» Task description: Without the pictures, please reproduce only the lines from the one with "Emit a web page" through the one with "const yMinorStep = 5", both included.

— START Given data —

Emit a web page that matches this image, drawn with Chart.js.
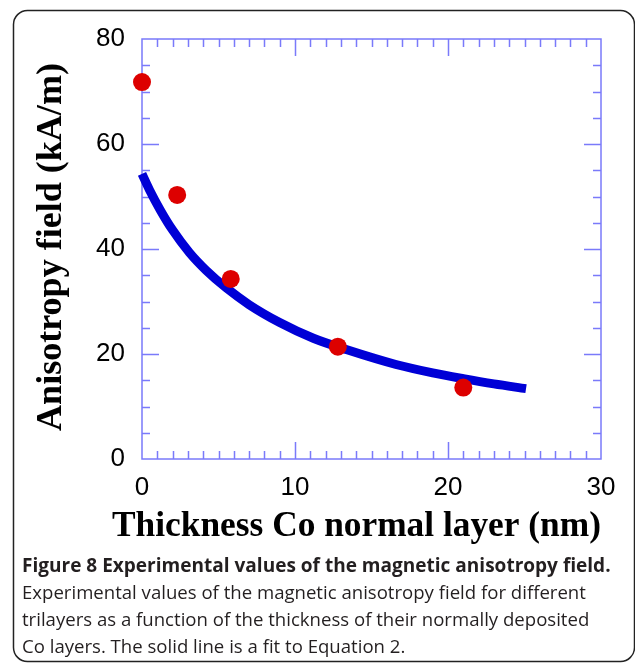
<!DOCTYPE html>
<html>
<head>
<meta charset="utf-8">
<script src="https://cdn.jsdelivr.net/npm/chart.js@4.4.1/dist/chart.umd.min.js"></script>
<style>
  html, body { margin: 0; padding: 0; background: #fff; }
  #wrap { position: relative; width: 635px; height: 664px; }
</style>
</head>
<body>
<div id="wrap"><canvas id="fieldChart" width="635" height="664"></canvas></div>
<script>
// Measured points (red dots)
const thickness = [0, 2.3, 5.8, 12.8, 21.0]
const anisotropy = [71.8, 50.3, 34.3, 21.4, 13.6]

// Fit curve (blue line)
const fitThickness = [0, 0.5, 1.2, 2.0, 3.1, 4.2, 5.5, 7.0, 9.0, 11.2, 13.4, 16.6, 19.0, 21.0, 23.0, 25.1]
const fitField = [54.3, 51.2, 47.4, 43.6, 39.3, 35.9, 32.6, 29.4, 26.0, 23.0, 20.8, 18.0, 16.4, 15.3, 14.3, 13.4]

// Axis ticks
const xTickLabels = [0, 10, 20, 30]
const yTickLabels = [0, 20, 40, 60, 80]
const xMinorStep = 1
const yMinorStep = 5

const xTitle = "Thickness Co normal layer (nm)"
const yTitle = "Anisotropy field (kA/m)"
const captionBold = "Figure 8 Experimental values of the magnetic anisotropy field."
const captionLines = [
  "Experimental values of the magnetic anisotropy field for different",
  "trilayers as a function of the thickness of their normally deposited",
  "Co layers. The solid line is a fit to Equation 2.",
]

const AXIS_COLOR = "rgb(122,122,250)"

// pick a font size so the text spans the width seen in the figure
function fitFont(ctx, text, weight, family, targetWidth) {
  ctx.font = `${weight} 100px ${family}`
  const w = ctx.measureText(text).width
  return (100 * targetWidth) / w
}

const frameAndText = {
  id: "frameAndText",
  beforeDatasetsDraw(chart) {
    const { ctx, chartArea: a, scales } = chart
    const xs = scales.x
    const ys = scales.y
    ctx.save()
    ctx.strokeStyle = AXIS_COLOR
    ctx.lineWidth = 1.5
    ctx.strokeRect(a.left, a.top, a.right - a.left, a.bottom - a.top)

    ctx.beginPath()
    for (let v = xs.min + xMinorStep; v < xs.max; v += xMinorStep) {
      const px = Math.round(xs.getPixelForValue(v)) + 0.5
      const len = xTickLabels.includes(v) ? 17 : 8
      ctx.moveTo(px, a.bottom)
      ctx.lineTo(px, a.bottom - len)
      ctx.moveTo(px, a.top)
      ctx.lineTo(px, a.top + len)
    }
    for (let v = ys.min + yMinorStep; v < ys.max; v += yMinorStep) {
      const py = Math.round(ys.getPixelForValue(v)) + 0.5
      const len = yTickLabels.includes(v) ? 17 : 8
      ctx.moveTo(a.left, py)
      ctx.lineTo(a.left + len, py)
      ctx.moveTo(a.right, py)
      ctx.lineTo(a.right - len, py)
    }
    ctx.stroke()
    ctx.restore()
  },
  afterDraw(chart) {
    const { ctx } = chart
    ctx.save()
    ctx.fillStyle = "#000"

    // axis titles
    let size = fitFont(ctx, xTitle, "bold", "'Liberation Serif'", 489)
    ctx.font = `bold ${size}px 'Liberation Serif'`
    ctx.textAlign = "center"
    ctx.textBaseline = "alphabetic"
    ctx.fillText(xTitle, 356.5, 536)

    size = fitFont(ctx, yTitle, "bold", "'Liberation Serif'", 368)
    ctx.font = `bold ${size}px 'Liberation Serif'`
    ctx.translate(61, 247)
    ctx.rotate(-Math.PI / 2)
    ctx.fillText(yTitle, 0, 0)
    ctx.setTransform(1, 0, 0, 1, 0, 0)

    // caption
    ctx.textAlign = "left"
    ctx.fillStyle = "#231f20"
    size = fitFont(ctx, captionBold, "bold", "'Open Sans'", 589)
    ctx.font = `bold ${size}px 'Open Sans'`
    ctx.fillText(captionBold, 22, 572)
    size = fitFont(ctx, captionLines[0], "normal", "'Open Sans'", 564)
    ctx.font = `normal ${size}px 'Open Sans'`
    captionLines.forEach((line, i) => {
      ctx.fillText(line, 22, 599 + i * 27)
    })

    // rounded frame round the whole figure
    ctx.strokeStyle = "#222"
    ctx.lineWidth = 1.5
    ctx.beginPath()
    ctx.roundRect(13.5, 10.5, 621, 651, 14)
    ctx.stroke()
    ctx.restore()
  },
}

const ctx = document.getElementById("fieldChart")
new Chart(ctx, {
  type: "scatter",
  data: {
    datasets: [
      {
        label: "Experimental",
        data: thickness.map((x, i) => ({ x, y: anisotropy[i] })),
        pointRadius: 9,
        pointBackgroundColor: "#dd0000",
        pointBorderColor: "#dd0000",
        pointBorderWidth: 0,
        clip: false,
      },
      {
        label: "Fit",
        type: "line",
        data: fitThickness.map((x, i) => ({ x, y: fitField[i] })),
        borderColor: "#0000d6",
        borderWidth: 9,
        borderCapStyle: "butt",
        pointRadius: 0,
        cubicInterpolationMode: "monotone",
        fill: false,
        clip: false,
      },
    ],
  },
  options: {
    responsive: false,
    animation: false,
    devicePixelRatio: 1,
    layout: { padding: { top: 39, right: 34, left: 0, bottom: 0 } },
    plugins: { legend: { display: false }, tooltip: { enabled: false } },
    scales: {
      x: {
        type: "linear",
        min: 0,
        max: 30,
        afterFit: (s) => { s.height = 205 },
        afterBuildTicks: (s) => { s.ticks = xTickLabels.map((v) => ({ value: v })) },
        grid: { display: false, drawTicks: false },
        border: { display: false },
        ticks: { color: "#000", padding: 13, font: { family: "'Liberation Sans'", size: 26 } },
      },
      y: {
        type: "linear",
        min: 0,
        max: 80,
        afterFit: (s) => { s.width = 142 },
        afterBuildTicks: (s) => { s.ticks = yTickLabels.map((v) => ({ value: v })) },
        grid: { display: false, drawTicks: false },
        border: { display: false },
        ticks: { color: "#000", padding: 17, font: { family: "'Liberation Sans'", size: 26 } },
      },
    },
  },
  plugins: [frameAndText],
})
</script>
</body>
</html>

— END Given data —
— START Given data —

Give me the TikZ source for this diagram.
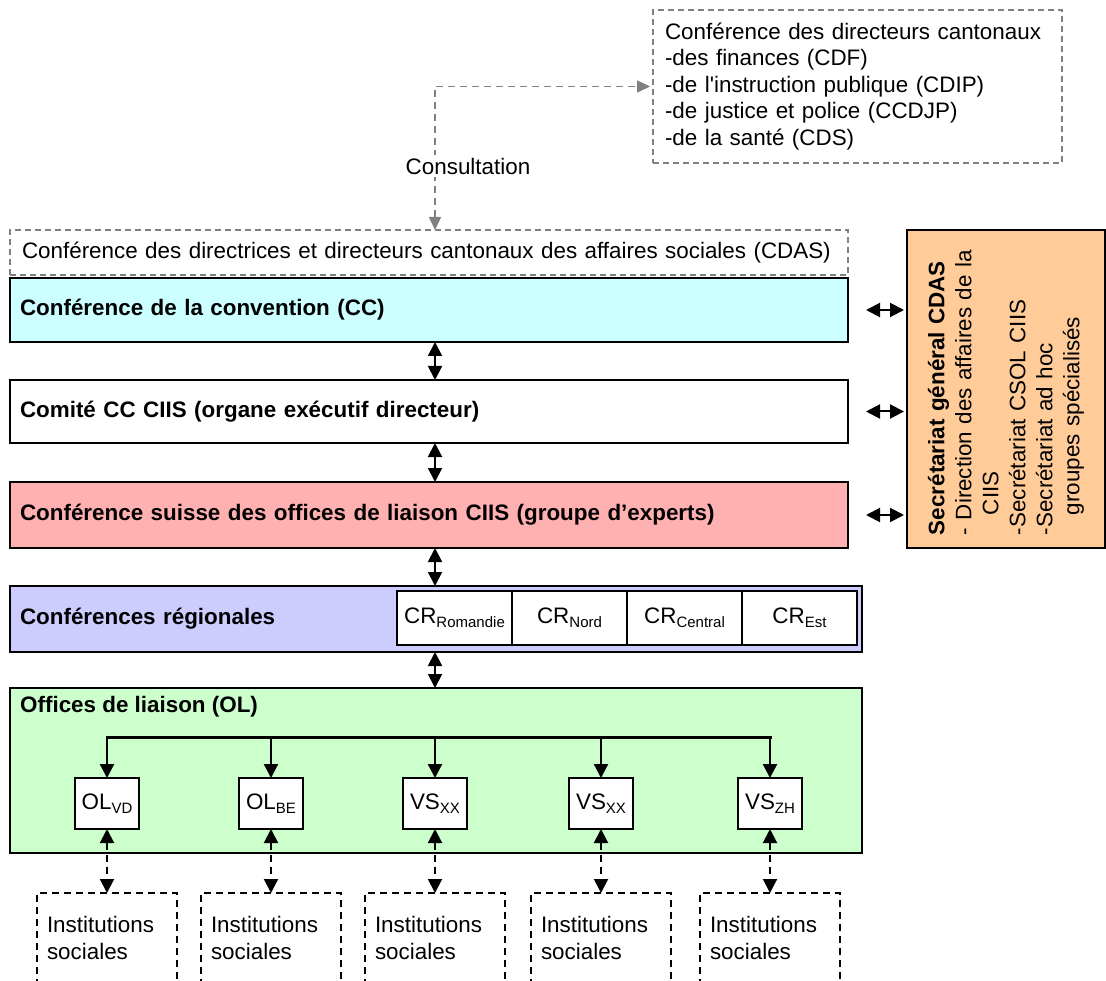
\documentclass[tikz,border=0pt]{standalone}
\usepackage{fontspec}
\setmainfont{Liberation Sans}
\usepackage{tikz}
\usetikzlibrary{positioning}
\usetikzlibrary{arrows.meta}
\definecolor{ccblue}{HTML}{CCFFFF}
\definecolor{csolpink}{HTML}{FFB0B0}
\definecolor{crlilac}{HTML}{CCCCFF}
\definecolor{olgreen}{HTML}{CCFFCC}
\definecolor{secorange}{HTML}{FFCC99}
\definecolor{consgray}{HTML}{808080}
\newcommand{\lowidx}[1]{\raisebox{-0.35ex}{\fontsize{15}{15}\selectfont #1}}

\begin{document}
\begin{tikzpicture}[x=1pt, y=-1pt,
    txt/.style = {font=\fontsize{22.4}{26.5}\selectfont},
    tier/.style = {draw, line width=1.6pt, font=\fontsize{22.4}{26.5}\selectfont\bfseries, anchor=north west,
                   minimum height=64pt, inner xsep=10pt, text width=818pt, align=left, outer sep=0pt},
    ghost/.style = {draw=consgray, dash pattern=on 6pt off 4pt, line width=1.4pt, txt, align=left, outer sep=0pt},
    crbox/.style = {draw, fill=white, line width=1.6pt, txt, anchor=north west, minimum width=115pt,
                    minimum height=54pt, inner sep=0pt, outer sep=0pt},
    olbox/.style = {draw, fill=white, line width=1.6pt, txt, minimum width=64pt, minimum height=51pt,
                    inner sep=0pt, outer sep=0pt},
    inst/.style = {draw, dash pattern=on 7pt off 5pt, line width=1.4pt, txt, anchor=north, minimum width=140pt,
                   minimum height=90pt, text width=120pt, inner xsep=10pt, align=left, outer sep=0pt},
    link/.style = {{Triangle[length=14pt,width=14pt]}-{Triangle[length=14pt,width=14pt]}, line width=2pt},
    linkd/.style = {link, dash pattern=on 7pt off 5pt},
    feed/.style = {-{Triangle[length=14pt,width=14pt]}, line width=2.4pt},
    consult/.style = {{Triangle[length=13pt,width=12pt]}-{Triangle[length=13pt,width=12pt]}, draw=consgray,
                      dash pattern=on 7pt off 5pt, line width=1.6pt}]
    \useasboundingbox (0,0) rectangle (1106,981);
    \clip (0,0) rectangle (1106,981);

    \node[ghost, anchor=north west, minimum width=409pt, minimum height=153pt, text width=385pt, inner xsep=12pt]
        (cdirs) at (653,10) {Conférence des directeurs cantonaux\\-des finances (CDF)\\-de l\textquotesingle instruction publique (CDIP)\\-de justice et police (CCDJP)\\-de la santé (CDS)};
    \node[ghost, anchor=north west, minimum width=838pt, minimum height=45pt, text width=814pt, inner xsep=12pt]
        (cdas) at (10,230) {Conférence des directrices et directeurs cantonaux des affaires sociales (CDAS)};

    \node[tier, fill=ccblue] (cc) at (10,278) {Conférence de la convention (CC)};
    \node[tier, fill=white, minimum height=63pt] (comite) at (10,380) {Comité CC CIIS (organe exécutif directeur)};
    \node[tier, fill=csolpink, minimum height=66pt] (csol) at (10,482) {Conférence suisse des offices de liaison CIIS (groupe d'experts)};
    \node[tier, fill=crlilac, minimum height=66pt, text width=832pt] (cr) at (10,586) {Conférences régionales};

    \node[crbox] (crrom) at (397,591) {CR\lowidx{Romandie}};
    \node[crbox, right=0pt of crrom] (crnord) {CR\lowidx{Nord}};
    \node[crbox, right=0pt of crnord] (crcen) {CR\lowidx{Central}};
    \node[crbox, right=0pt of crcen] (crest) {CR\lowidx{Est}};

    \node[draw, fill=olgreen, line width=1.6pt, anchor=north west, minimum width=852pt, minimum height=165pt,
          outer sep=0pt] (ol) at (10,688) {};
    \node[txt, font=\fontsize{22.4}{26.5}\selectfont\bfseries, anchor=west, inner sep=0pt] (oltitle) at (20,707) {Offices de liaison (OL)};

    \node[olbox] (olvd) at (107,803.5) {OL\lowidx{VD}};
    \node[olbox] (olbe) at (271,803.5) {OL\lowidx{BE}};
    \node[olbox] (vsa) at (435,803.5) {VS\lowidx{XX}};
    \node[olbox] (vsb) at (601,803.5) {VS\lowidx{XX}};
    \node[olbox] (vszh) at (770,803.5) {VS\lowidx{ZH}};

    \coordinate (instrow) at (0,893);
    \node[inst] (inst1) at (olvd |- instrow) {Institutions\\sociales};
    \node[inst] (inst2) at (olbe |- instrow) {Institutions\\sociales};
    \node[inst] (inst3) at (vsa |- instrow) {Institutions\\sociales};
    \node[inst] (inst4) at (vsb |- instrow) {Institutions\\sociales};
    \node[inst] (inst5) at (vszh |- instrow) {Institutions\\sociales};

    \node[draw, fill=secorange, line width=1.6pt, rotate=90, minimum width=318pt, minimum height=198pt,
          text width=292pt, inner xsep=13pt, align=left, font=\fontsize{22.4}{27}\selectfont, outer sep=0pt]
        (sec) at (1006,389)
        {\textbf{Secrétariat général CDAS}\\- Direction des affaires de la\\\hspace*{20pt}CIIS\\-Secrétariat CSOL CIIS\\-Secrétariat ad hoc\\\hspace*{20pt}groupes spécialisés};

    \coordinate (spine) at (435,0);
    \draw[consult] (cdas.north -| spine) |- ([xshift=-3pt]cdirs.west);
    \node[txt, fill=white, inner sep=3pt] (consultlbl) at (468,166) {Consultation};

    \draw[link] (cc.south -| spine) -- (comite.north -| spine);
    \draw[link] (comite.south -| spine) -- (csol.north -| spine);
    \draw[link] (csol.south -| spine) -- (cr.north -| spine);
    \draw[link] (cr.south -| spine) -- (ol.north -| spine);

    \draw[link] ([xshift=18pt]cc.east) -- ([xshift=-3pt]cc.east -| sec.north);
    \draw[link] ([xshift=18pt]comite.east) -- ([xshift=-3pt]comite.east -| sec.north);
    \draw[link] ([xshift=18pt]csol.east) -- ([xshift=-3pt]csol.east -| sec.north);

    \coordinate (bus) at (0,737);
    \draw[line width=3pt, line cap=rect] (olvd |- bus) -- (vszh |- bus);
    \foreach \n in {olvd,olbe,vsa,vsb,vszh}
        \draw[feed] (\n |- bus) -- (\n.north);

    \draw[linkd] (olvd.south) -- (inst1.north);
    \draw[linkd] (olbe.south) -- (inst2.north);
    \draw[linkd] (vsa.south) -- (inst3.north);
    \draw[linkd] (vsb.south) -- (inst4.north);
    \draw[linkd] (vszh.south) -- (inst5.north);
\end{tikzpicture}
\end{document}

— END Given data —
— START Given data —

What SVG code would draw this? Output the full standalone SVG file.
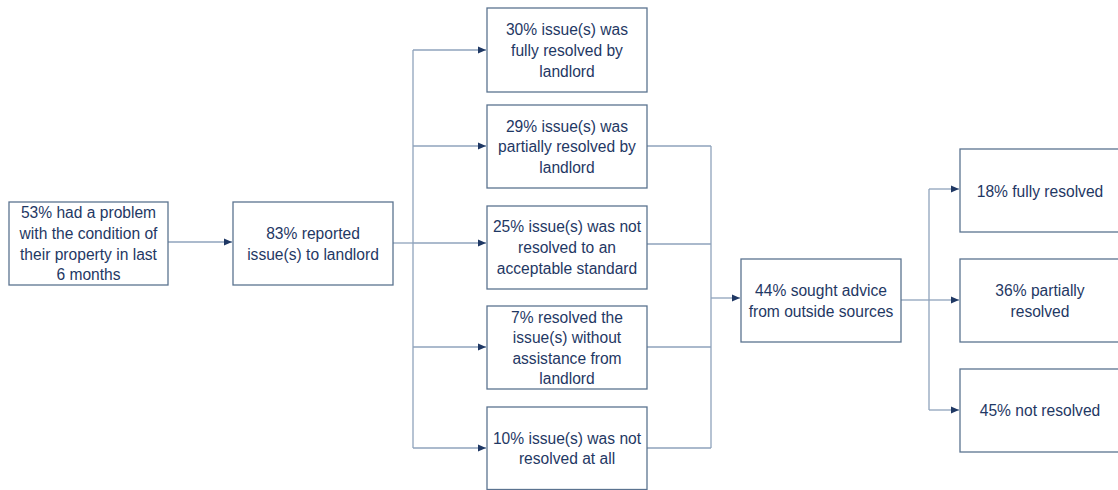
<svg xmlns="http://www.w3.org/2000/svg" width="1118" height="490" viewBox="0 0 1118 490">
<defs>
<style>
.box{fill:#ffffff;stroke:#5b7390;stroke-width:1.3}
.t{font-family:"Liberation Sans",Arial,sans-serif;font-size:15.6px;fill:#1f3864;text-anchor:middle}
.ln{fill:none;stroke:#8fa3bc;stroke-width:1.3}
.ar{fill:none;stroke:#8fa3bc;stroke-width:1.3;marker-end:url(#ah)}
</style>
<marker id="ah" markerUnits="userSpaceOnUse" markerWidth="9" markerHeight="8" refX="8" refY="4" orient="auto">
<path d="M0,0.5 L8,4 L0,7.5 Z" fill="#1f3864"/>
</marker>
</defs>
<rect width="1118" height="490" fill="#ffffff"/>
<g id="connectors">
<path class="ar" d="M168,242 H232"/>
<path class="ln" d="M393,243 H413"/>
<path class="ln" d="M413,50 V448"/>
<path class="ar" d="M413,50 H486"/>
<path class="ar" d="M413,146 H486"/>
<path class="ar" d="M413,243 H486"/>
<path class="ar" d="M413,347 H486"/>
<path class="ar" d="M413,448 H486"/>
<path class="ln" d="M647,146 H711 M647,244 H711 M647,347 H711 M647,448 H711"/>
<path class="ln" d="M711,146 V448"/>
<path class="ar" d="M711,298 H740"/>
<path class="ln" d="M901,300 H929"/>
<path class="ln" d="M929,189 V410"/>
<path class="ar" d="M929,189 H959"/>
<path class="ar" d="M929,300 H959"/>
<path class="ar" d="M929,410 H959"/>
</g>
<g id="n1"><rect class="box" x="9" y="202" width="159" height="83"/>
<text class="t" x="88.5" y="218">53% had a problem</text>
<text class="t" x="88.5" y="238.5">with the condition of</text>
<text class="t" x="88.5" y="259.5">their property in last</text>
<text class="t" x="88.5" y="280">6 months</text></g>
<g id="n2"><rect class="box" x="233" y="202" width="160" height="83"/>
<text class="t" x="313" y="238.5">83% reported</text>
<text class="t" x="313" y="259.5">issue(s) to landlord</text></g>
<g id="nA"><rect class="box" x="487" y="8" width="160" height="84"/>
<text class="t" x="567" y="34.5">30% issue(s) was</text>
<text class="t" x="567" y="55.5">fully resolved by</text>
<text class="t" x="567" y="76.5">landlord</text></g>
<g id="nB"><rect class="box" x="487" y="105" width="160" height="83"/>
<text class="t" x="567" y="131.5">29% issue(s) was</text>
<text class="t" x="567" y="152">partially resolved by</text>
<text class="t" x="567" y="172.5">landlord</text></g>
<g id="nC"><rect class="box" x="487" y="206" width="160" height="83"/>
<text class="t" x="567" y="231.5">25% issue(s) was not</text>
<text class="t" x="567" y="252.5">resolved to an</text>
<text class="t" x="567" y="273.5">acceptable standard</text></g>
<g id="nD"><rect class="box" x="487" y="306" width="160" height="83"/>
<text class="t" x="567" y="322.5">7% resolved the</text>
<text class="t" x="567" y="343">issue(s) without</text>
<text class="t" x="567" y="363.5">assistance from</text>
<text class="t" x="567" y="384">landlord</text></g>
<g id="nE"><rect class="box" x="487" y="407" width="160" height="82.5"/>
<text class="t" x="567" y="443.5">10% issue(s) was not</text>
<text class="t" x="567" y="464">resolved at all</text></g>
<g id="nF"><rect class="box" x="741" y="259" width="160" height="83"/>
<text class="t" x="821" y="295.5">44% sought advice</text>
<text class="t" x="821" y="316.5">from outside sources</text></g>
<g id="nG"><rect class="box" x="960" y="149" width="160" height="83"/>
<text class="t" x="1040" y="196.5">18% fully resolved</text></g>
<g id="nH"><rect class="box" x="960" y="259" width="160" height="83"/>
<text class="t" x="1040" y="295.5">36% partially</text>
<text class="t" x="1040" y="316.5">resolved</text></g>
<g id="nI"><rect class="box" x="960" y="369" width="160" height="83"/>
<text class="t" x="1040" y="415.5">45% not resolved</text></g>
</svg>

— END Given data —

» Response to the task:
Emit a web page that matches this image, drawn with Chart.js.
<!DOCTYPE html>
<html>
<head>
<meta charset="utf-8">
<script src="https://cdn.jsdelivr.net/npm/chart.js@4.4.1/dist/chart.umd.min.js"></script>
<style>
  html, body { margin: 0; padding: 0; background: #fff; }
  #wrap { position: relative; width: 635px; height: 664px; }
</style>
</head>
<body>
<div id="wrap"><canvas id="fieldChart" width="635" height="664"></canvas></div>
<script>
// Measured points (red dots)
const thickness = [0, 2.3, 5.8, 12.8, 21.0]
const anisotropy = [71.8, 50.3, 34.3, 21.4, 13.6]

// Fit curve (blue line)
const fitThickness = [0, 0.5, 1.2, 2.0, 3.1, 4.2, 5.5, 7.0, 9.0, 11.2, 13.4, 16.6, 19.0, 21.0, 23.0, 25.1]
const fitField = [54.3, 51.2, 47.4, 43.6, 39.3, 35.9, 32.6, 29.4, 26.0, 23.0, 20.8, 18.0, 16.4, 15.3, 14.3, 13.4]

// Axis ticks
const xTickLabels = [0, 10, 20, 30]
const yTickLabels = [0, 20, 40, 60, 80]
const xMinorStep = 1
const yMinorStep = 5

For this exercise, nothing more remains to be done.